## [TASK BRIEF]
Print the listing from its top line through the line containing "var mealLineTop = [64.7, 64.6, 62.7];", nothing more, and leave out the pictures.
━━━━━━━━━━
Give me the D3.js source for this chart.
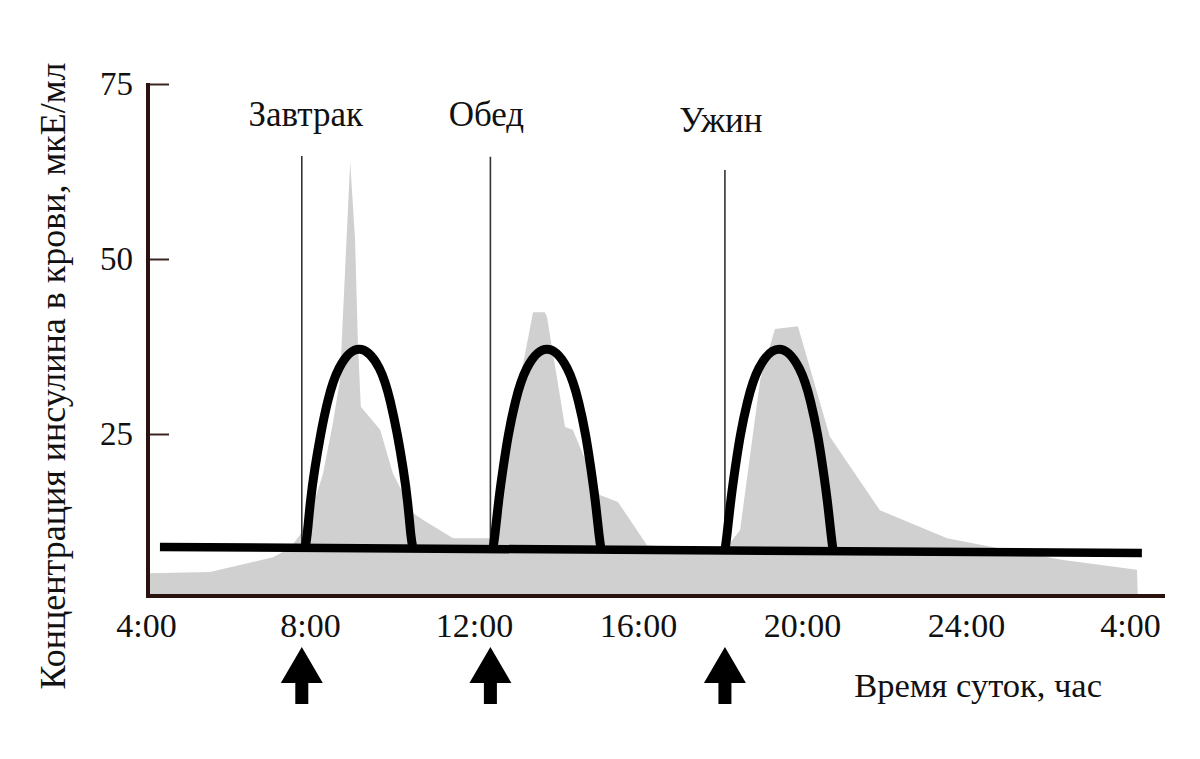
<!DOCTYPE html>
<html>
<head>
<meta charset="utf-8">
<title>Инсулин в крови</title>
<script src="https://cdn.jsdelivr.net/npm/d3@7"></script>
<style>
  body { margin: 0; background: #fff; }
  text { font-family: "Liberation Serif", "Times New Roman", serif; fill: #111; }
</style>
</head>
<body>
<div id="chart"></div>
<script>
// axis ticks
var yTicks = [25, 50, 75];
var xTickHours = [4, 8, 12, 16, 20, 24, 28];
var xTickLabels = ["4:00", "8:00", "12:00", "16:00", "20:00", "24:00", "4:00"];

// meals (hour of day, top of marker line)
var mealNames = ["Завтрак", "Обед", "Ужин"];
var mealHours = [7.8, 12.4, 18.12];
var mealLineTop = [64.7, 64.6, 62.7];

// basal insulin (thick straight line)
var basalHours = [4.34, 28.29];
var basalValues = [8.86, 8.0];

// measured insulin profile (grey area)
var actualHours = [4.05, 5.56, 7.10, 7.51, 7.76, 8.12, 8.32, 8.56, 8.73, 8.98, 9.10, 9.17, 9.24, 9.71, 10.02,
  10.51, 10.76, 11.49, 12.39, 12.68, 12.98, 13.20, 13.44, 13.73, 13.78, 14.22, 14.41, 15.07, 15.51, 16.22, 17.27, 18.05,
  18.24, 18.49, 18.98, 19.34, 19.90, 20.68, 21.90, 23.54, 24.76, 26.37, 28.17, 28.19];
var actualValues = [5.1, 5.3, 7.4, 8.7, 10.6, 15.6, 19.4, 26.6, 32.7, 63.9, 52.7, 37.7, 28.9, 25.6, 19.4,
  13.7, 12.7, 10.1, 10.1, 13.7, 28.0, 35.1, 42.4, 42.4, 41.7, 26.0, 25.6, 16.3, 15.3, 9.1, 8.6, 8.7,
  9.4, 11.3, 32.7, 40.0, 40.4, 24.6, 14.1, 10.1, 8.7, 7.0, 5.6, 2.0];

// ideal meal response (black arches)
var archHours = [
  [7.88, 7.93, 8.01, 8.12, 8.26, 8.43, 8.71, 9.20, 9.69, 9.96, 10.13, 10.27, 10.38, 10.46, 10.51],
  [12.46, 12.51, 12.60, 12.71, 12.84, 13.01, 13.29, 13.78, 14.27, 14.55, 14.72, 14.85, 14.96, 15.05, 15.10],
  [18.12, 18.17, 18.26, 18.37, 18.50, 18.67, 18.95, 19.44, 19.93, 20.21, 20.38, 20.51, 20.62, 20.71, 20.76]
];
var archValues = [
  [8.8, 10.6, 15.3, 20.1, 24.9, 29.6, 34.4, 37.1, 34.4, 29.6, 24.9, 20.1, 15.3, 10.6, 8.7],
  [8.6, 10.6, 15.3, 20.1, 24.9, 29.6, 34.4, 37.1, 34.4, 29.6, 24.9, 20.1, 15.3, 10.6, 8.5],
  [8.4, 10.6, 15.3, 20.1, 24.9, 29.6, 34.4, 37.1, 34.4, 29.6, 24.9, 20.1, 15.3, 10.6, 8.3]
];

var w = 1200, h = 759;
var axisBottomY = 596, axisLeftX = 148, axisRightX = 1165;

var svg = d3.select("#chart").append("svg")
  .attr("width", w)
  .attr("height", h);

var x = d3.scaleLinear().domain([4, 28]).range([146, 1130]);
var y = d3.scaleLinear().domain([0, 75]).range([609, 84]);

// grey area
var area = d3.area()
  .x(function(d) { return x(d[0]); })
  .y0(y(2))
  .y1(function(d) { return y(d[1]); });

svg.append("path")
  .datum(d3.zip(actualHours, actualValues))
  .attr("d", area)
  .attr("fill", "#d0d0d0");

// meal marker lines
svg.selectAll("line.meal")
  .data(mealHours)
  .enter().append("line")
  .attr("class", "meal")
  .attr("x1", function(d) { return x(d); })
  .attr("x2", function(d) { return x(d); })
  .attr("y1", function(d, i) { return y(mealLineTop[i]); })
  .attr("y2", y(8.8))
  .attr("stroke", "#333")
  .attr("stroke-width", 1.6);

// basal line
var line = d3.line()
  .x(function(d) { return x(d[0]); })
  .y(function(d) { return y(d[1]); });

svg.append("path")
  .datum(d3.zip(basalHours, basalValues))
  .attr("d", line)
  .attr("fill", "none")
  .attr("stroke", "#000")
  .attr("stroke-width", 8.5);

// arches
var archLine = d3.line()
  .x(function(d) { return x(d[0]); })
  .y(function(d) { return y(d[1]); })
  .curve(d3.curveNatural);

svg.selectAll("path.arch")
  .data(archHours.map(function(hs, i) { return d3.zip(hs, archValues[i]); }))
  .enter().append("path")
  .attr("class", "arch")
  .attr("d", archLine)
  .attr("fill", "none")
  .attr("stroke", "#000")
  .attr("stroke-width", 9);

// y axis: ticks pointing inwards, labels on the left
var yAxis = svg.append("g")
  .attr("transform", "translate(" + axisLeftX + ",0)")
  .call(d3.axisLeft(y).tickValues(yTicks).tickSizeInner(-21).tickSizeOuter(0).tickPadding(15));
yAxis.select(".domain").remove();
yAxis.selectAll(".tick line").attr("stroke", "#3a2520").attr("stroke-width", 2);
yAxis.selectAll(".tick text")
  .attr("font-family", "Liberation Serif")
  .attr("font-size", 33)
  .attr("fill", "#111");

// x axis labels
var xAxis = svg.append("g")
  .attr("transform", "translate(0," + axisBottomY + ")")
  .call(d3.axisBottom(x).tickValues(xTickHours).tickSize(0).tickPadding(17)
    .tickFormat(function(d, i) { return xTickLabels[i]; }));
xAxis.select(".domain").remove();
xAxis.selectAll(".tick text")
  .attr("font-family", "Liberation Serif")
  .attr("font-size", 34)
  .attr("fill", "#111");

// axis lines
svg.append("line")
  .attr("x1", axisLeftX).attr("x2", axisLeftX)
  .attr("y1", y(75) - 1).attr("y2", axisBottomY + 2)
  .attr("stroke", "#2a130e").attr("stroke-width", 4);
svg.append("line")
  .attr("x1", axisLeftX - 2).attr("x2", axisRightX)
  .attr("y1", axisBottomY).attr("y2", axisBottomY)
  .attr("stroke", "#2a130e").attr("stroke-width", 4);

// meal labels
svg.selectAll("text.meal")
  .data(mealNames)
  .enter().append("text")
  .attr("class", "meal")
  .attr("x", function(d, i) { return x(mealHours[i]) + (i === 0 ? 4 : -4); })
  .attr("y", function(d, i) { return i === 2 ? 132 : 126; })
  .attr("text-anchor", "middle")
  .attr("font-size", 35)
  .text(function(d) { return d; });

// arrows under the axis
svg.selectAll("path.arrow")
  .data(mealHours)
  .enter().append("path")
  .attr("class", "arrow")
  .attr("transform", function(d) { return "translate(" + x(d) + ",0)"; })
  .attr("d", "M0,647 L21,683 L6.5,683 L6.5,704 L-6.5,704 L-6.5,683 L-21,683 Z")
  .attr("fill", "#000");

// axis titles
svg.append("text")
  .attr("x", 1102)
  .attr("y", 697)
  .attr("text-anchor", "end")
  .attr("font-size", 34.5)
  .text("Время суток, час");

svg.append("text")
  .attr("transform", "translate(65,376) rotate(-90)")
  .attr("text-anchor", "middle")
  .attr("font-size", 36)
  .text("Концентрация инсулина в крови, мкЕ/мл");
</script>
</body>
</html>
━━━━━━━━━━
## [WRITTEN SOLUTION]
Give me the D3.js source for this chart.
<!DOCTYPE html>
<html>
<head>
<meta charset="utf-8">
<title>Инсулин в крови</title>
<script src="https://cdn.jsdelivr.net/npm/d3@7"></script>
<style>
  body { margin: 0; background: #fff; }
  text { font-family: "Liberation Serif", "Times New Roman", serif; fill: #111; }
</style>
</head>
<body>
<div id="chart"></div>
<script>
// axis ticks
var yTicks = [25, 50, 75];
var xTickHours = [4, 8, 12, 16, 20, 24, 28];
var xTickLabels = ["4:00", "8:00", "12:00", "16:00", "20:00", "24:00", "4:00"];

// meals (hour of day, top of marker line)
var mealNames = ["Завтрак", "Обед", "Ужин"];
var mealHours = [7.8, 12.4, 18.12];
var mealLineTop = [64.7, 64.6, 62.7];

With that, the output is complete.